The north curtain wall was 3 metres thick with small rooms and passages built in it.  The entrance through the gatehouse led into a cobbled courtyard with a number of buildings including the kitchens and a chapel. The gatehouse was part of the original castle and was built to impress. Within the gatehouse, on the first floor, was the bishop’s private suite. The existing curtain wall was constructed in the late 13th century in order to strengthen the defences. The original one was dismantled and the new one built closer to the river. Two types of stone were used to give it a multi-coloured effect. At the same time two new multi-sided towers were added. As this side of the castle was protected by the river the windows could be large and impressive.
 
During medieval times goods were mainly delivered by water and the Watergate can be seen at the base of the curtain wall with its steps leading to a large cellar under the Bishop’s Hall.
 
In the 15th and 16th century the castle ceased to be a defensive structure and with the inclusion of large windows was converted to more of a residence. It ceased to be held by the church in the Reformation when in 1547 it was obtained by the crown and sold into private hands. 
 
The lease eventually was obtained by Lord Burghley, who transformed it into a comfortable residence and in 1603, it provided accommodation for King James I. 
 
During the Civil War (1642-46,) the castle held out for the King despite being besieged on 3 occasions. It eventually surrendered in 1645 on the orders of King Charles I following his capture at nearby Southwell on 5 May 1646. Following its surrender Parliament ordered that it should be destroyed but the development of the plaque in Newark meant that this never happened, although many of its stones were removed over the years to produce its current state.
 
Following the restoration of the monarchy in 1660 the castle was held by Charles I’s widow Queen Henrietta Maria. 
 
In the early 18th century the castle and site was leased to the Duchess of Newcastle and was held by her family until 1836 when all the land with the exception of the castle was sold and between 1845-8, it became the first monument to be restored at Government expense. 
 
During the 19th century a cattle market and public baths were situated within the grounds and in 1881 a public library was constructed which is now the Gilstrap Heritage Centre. In 1889 the grounds became a public garden which was designed by Victorian landscape architect H.E. Milner to commemorate Queen Victoria’s Jubilee.  The gardens underwent a major refurbishment in 1998 and 2000 which took place with the support of the National Lottery Fund.
 
Today, only 20% of the castle still stands. The curtain wall running alongside the River Trent was rebuilt in the 14th Century and that remains today creating the imposing façade.
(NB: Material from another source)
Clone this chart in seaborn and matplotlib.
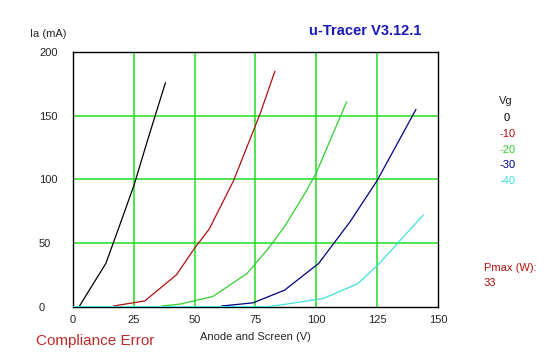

Within the wall would have been a number of buildings including the great hall, the only evidence of which is the windows that still remain in the wall, although it does still contain two towers, both of which contained prisons.
 
The views from the town create a very different picture which is one of a ruin as virtually none of the wall remains.  Although the three-storey gatehouse built by Bishop Alexander does remain as the most complete example of a Romanesque gatehouse to survive in England.